=== BRIEF ===
Copy out the listing in full, exactly as written, but not its pictures.

%%

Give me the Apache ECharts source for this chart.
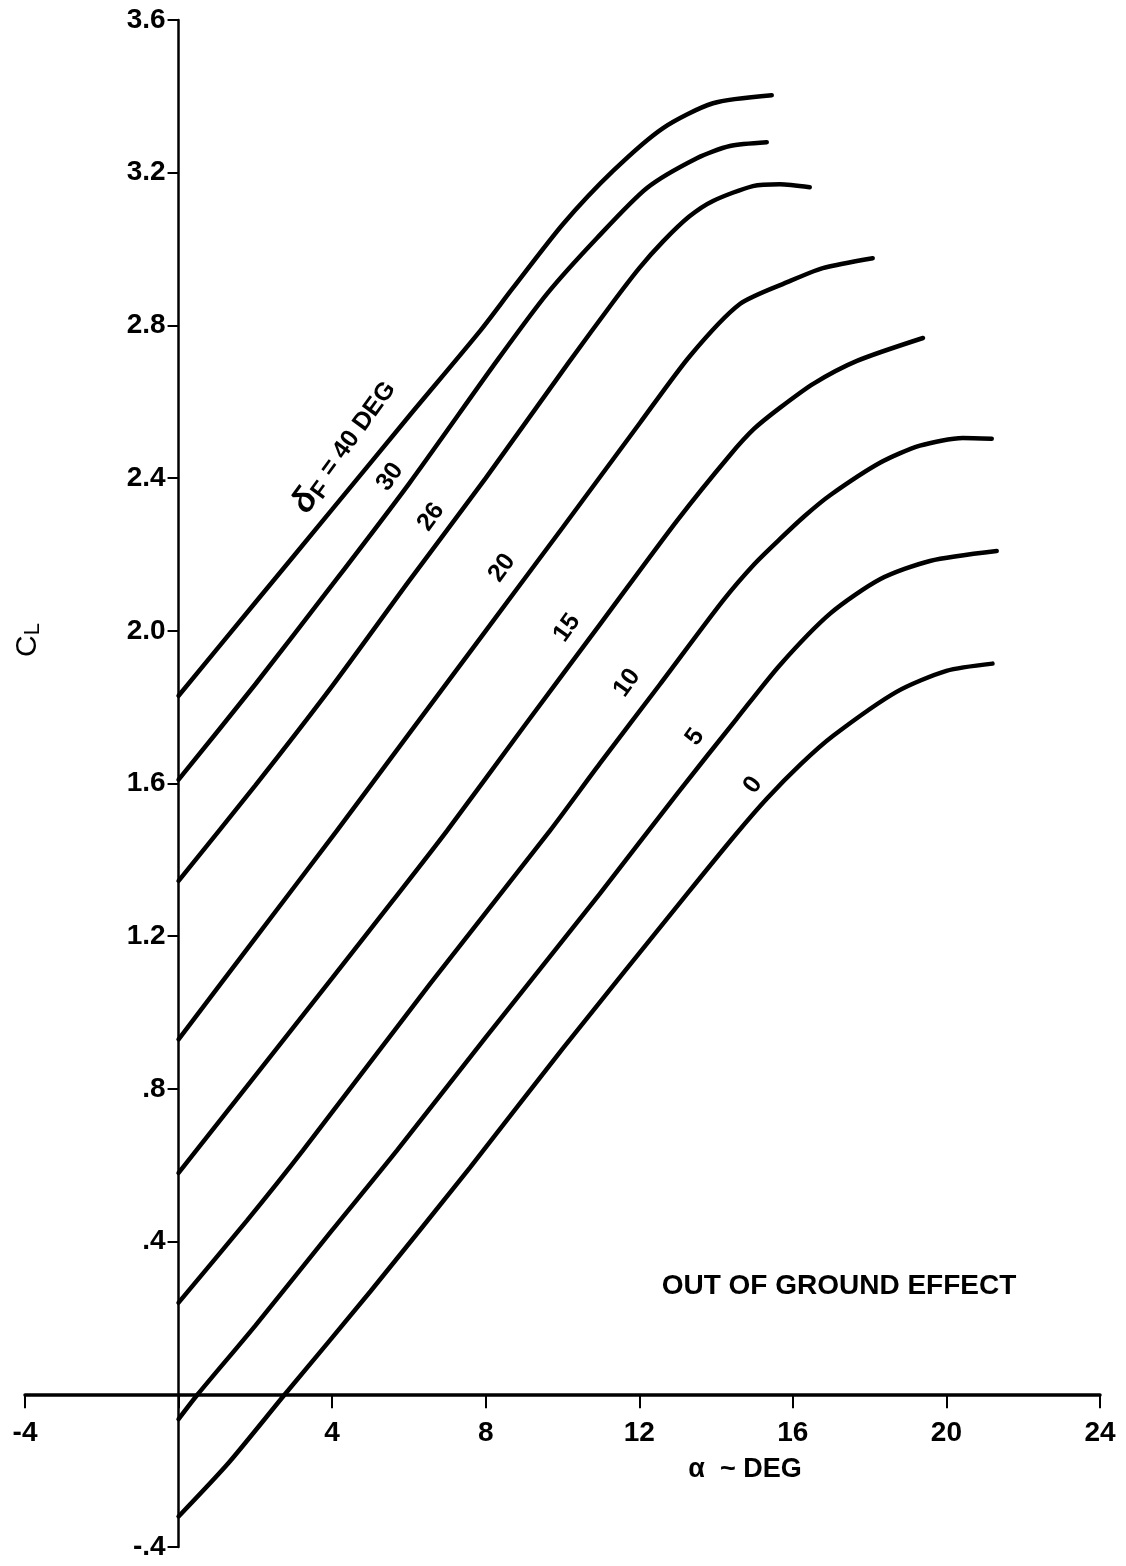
<!DOCTYPE html>
<html><head><meta charset="utf-8">
<script src="https://cdn.jsdelivr.net/npm/echarts@6/dist/echarts.min.js"></script>
<style>html,body{margin:0;padding:0;background:#fff}#c{width:1126px;height:1566px}</style>
</head><body><div id="c"></div>
<script>
// Flap deflection curves: [alpha (deg), CL]
const flap40 = [[0,1.83],[2,2.074],[4,2.318],[6,2.562],[7.85,2.785],[8.71,2.898],[10.01,3.065],[11.31,3.204],[12.62,3.317],[13.92,3.382],[15.45,3.403]];
const flap30 = [[0,1.61],[2,1.86],[4,2.12],[6,2.385],[8.29,2.707],[9.59,2.882],[10.9,3.029],[12.2,3.16],[13.5,3.238],[14.36,3.27],[15.32,3.28]];
const flap26 = [[0,1.345],[2,1.595],[4,1.855],[6,2.13],[8,2.40],[10.14,2.70],[11.31,2.86],[12.0,2.95],[12.62,3.02],[13.3,3.085],[13.92,3.126],[14.96,3.165],[15.66,3.17],[16.44,3.162]];
const flap20 = [[0,0.93],[2,1.195],[4.12,1.476],[6,1.73],[8,2.0],[10,2.27],[12.02,2.545],[13.32,2.72],[14.62,2.856],[15.92,2.916],[16.78,2.95],[18.08,2.976]];
const flap15 = [[0,0.58],[2,0.835],[4,1.09],[5.58,1.293],[6.99,1.476],[9,1.75],[11,2.02],[12.98,2.288],[14.36,2.46],[15.0,2.53],[15.66,2.584],[16.53,2.647],[17.67,2.707],[19.39,2.767]];
const flap10 = [[0,0.24],[1.78,0.455],[3.24,0.639],[6.55,1.075],[9.67,1.476],[10.97,1.652],[12.54,1.86],[14.18,2.079],[15.0,2.175],[15.66,2.24],[16.3,2.30],[16.97,2.355],[18.27,2.44],[19.31,2.485],[20.43,2.505],[21.18,2.503]];
const flap5 = [[0,-0.065],[0.5,0],[2,0.18],[4,0.43],[5.69,0.639],[8,0.935],[10.97,1.311],[13,1.575],[14.54,1.77],[15.66,1.91],[16.97,2.045],[18.27,2.135],[19.57,2.183],[21.31,2.209]];
const flap0 = [[0,-0.32],[1.3,-0.18],[2.77,0],[5,0.27],[7.59,0.594],[10,0.905],[13.24,1.31],[14.5,1.465],[15.32,1.56],[16.2,1.65],[17.05,1.725],[18.7,1.84],[20,1.895],[21.2,1.914]];

const flapNames = ['40','30','26','20','15','10','5','0'];
const flapSeries = [flap40, flap30, flap26, flap20, flap15, flap10, flap5, flap0];

const xTicks = [-4, 0, 4, 8, 12, 16, 20, 24];
const yTicks = [-0.4, 0, 0.4, 0.8, 1.2, 1.6, 2.0, 2.4, 2.8, 3.2, 3.6];

const FONT = '"Liberation Sans", Arial, Helvetica, sans-serif';

function fmtY(v) {
  if (Math.abs(v) < 1e-9) return '';
  if (Math.abs(v) < 1) return (v < 0 ? '-' : '') + Math.abs(v).toFixed(1).slice(1);
  return v.toFixed(1);
}
function fmtX(v) {
  if (Math.abs(v) < 1e-9) return '';
  return String(v);
}

const W = 1126, H = 1566;
const G = {left: 25, right: 26, top: 20, bottom: 19};
const xMin = xTicks[0], xMax = xTicks[xTicks.length - 1];
const yMin = yTicks[0], yMax = yTicks[yTicks.length - 1];
const gw = W - G.left - G.right, gh = H - G.top - G.bottom;
// shift axes so they cross at the origin
const yAxisOffset = -gw * (0 - xMin) / (xMax - xMin);
const xAxisOffset = -gh * (0 - yMin) / (yMax - yMin);

const chart = echarts.init(document.getElementById('c'), null, {renderer: 'canvas'});
const rot = 54 * Math.PI / 180;

// curve label anchors (pixel centres)
const labelPos = [[345,447],[390,477],[431,517],[502,568],[567,628],[627,683],[695,737],[753,785]];

const graphics = [];
labelPos.forEach((p, i) => {
  if (i === 0) {
    graphics.push({
      type: 'text', x: p[0], y: p[1], rotation: rot,
      style: {
        text: '{d|δ}{f|F}{t| = 40 DEG}',
        textAlign: 'center', textVerticalAlign: 'middle',
        rich: {
          d: {fontSize: 34, fontWeight: 'bold', fontStyle: 'italic', fontFamily: FONT, fill: '#000', lineHeight: 36, verticalAlign: 'middle'},
          f: {fontSize: 24, fontWeight: 'bold', fontFamily: FONT, fill: '#000', lineHeight: 22, verticalAlign: 'bottom', padding: [0,2,0,0]},
          t: {fontSize: 25, fontWeight: 'bold', fontFamily: FONT, fill: '#000', lineHeight: 36, verticalAlign: 'middle'}
        }
      }
    });
  } else {
    graphics.push({
      type: 'text', x: p[0], y: p[1], rotation: rot,
      style: {text: flapNames[i], font: 'bold 25px ' + FONT, fill: '#000', textAlign: 'center', textVerticalAlign: 'middle'}
    });
  }
});
graphics.push({
  type: 'text', x: 839, y: 1286,
  style: {text: 'OUT OF GROUND EFFECT', font: 'bold 28px ' + FONT, fill: '#000', textAlign: 'center', textVerticalAlign: 'middle'}
});
graphics.push({
  type: 'text', x: 745, y: 1470,
  style: {text: 'α  ~ DEG', font: 'bold 27px ' + FONT, fill: '#000', textAlign: 'center', textVerticalAlign: 'middle'}
});
graphics.push({
  type: 'text', x: 28, y: 640, rotation: Math.PI / 2,
  style: {
    text: '{c|C}{l|L}', textAlign: 'center', textVerticalAlign: 'middle',
    rich: {
      c: {fontSize: 30, fontFamily: FONT, fill: '#000', lineHeight: 32, verticalAlign: 'middle'},
      l: {fontSize: 22, fontFamily: FONT, fill: '#000', lineHeight: 16, verticalAlign: 'bottom'}
    }
  }
});

chart.setOption({
  animation: false,
  backgroundColor: '#fff',
  grid: {left: G.left, right: G.right, top: G.top, bottom: G.bottom, containLabel: false, outerBoundsMode: 'none'},
  xAxis: {
    type: 'value', min: xMin, max: xMax, interval: 4, position: 'bottom', offset: xAxisOffset,
    axisLine: {onZero: false, lineStyle: {color: '#000', width: 3.5}},
    axisTick: {show: true, inside: false, length: 14, lineStyle: {color: '#000', width: 2}},
    axisLabel: {formatter: fmtX, color: '#000', fontSize: 28, fontWeight: 'bold', fontFamily: FONT, margin: 25},
    splitLine: {show: false}
  },
  yAxis: {
    type: 'value', min: yMin, max: yMax, interval: 0.4, position: 'left', offset: yAxisOffset,
    axisLine: {onZero: false, lineStyle: {color: '#000', width: 2.5}},
    axisTick: {show: true, inside: false, length: 11, lineStyle: {color: '#000', width: 2}},
    axisLabel: {formatter: fmtY, color: '#000', fontSize: 28, fontWeight: 'bold', fontFamily: FONT, margin: 13},
    splitLine: {show: false}
  },
  series: flapSeries.map((d, i) => ({
    name: 'δF = ' + flapNames[i],
    type: 'line',
    data: d,
    showSymbol: false,
    smooth: 0.25,
    lineStyle: {color: '#000', width: 4.5, cap: 'round'},
    z: 3
  })),
  graphic: graphics
});
</script>
</body></html>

%%

=== RESULT BELOW ===
Give me the Apache ECharts source for this chart.
<!DOCTYPE html>
<html><head><meta charset="utf-8">
<script src="https://cdn.jsdelivr.net/npm/echarts@6/dist/echarts.min.js"></script>
<style>html,body{margin:0;padding:0;background:#fff}#c{width:1126px;height:1566px}</style>
</head><body><div id="c"></div>
<script>
// Flap deflection curves: [alpha (deg), CL]
const flap40 = [[0,1.83],[2,2.074],[4,2.318],[6,2.562],[7.85,2.785],[8.71,2.898],[10.01,3.065],[11.31,3.204],[12.62,3.317],[13.92,3.382],[15.45,3.403]];
const flap30 = [[0,1.61],[2,1.86],[4,2.12],[6,2.385],[8.29,2.707],[9.59,2.882],[10.9,3.029],[12.2,3.16],[13.5,3.238],[14.36,3.27],[15.32,3.28]];
const flap26 = [[0,1.345],[2,1.595],[4,1.855],[6,2.13],[8,2.40],[10.14,2.70],[11.31,2.86],[12.0,2.95],[12.62,3.02],[13.3,3.085],[13.92,3.126],[14.96,3.165],[15.66,3.17],[16.44,3.162]];
const flap20 = [[0,0.93],[2,1.195],[4.12,1.476],[6,1.73],[8,2.0],[10,2.27],[12.02,2.545],[13.32,2.72],[14.62,2.856],[15.92,2.916],[16.78,2.95],[18.08,2.976]];
const flap15 = [[0,0.58],[2,0.835],[4,1.09],[5.58,1.293],[6.99,1.476],[9,1.75],[11,2.02],[12.98,2.288],[14.36,2.46],[15.0,2.53],[15.66,2.584],[16.53,2.647],[17.67,2.707],[19.39,2.767]];
const flap10 = [[0,0.24],[1.78,0.455],[3.24,0.639],[6.55,1.075],[9.67,1.476],[10.97,1.652],[12.54,1.86],[14.18,2.079],[15.0,2.175],[15.66,2.24],[16.3,2.30],[16.97,2.355],[18.27,2.44],[19.31,2.485],[20.43,2.505],[21.18,2.503]];
const flap5 = [[0,-0.065],[0.5,0],[2,0.18],[4,0.43],[5.69,0.639],[8,0.935],[10.97,1.311],[13,1.575],[14.54,1.77],[15.66,1.91],[16.97,2.045],[18.27,2.135],[19.57,2.183],[21.31,2.209]];
const flap0 = [[0,-0.32],[1.3,-0.18],[2.77,0],[5,0.27],[7.59,0.594],[10,0.905],[13.24,1.31],[14.5,1.465],[15.32,1.56],[16.2,1.65],[17.05,1.725],[18.7,1.84],[20,1.895],[21.2,1.914]];

const flapNames = ['40','30','26','20','15','10','5','0'];
const flapSeries = [flap40, flap30, flap26, flap20, flap15, flap10, flap5, flap0];

const xTicks = [-4, 0, 4, 8, 12, 16, 20, 24];
const yTicks = [-0.4, 0, 0.4, 0.8, 1.2, 1.6, 2.0, 2.4, 2.8, 3.2, 3.6];

const FONT = '"Liberation Sans", Arial, Helvetica, sans-serif';

function fmtY(v) {
  if (Math.abs(v) < 1e-9) return '';
  if (Math.abs(v) < 1) return (v < 0 ? '-' : '') + Math.abs(v).toFixed(1).slice(1);
  return v.toFixed(1);
}
function fmtX(v) {
  if (Math.abs(v) < 1e-9) return '';
  return String(v);
}

const W = 1126, H = 1566;
const G = {left: 25, right: 26, top: 20, bottom: 19};
const xMin = xTicks[0], xMax = xTicks[xTicks.length - 1];
const yMin = yTicks[0], yMax = yTicks[yTicks.length - 1];
const gw = W - G.left - G.right, gh = H - G.top - G.bottom;
// shift axes so they cross at the origin
const yAxisOffset = -gw * (0 - xMin) / (xMax - xMin);
const xAxisOffset = -gh * (0 - yMin) / (yMax - yMin);

const chart = echarts.init(document.getElementById('c'), null, {renderer: 'canvas'});
const rot = 54 * Math.PI / 180;

// curve label anchors (pixel centres)
const labelPos = [[345,447],[390,477],[431,517],[502,568],[567,628],[627,683],[695,737],[753,785]];

const graphics = [];
labelPos.forEach((p, i) => {
  if (i === 0) {
    graphics.push({
      type: 'text', x: p[0], y: p[1], rotation: rot,
      style: {
        text: '{d|δ}{f|F}{t| = 40 DEG}',
        textAlign: 'center', textVerticalAlign: 'middle',
        rich: {
          d: {fontSize: 34, fontWeight: 'bold', fontStyle: 'italic', fontFamily: FONT, fill: '#000', lineHeight: 36, verticalAlign: 'middle'},
          f: {fontSize: 24, fontWeight: 'bold', fontFamily: FONT, fill: '#000', lineHeight: 22, verticalAlign: 'bottom', padding: [0,2,0,0]},
          t: {fontSize: 25, fontWeight: 'bold', fontFamily: FONT, fill: '#000', lineHeight: 36, verticalAlign: 'middle'}
        }
      }
    });
  } else {
    graphics.push({
      type: 'text', x: p[0], y: p[1], rotation: rot,
      style: {text: flapNames[i], font: 'bold 25px ' + FONT, fill: '#000', textAlign: 'center', textVerticalAlign: 'middle'}
    });
  }
});
graphics.push({
  type: 'text', x: 839, y: 1286,
  style: {text: 'OUT OF GROUND EFFECT', font: 'bold 28px ' + FONT, fill: '#000', textAlign: 'center', textVerticalAlign: 'middle'}
});
graphics.push({
  type: 'text', x: 745, y: 1470,
  style: {text: 'α  ~ DEG', font: 'bold 27px ' + FONT, fill: '#000', textAlign: 'center', textVerticalAlign: 'middle'}
});
graphics.push({
  type: 'text', x: 28, y: 640, rotation: Math.PI / 2,
  style: {
    text: '{c|C}{l|L}', textAlign: 'center', textVerticalAlign: 'middle',
    rich: {
      c: {fontSize: 30, fontFamily: FONT, fill: '#000', lineHeight: 32, verticalAlign: 'middle'},
      l: {fontSize: 22, fontFamily: FONT, fill: '#000', lineHeight: 16, verticalAlign: 'bottom'}
    }
  }
});

chart.setOption({
  animation: false,
  backgroundColor: '#fff',
  grid: {left: G.left, right: G.right, top: G.top, bottom: G.bottom, containLabel: false, outerBoundsMode: 'none'},
  xAxis: {
    type: 'value', min: xMin, max: xMax, interval: 4, position: 'bottom', offset: xAxisOffset,
    axisLine: {onZero: false, lineStyle: {color: '#000', width: 3.5}},
    axisTick: {show: true, inside: false, length: 14, lineStyle: {color: '#000', width: 2}},
    axisLabel: {formatter: fmtX, color: '#000', fontSize: 28, fontWeight: 'bold', fontFamily: FONT, margin: 25},
    splitLine: {show: false}
  },
  yAxis: {
    type: 'value', min: yMin, max: yMax, interval: 0.4, position: 'left', offset: yAxisOffset,
    axisLine: {onZero: false, lineStyle: {color: '#000', width: 2.5}},
    axisTick: {show: true, inside: false, length: 11, lineStyle: {color: '#000', width: 2}},
    axisLabel: {formatter: fmtY, color: '#000', fontSize: 28, fontWeight: 'bold', fontFamily: FONT, margin: 13},
    splitLine: {show: false}
  },
  series: flapSeries.map((d, i) => ({
    name: 'δF = ' + flapNames[i],
    type: 'line',
    data: d,
    showSymbol: false,
    smooth: 0.25,
    lineStyle: {color: '#000', width: 4.5, cap: 'round'},
    z: 3
  })),
  graphic: graphics
});
</script>
</body></html>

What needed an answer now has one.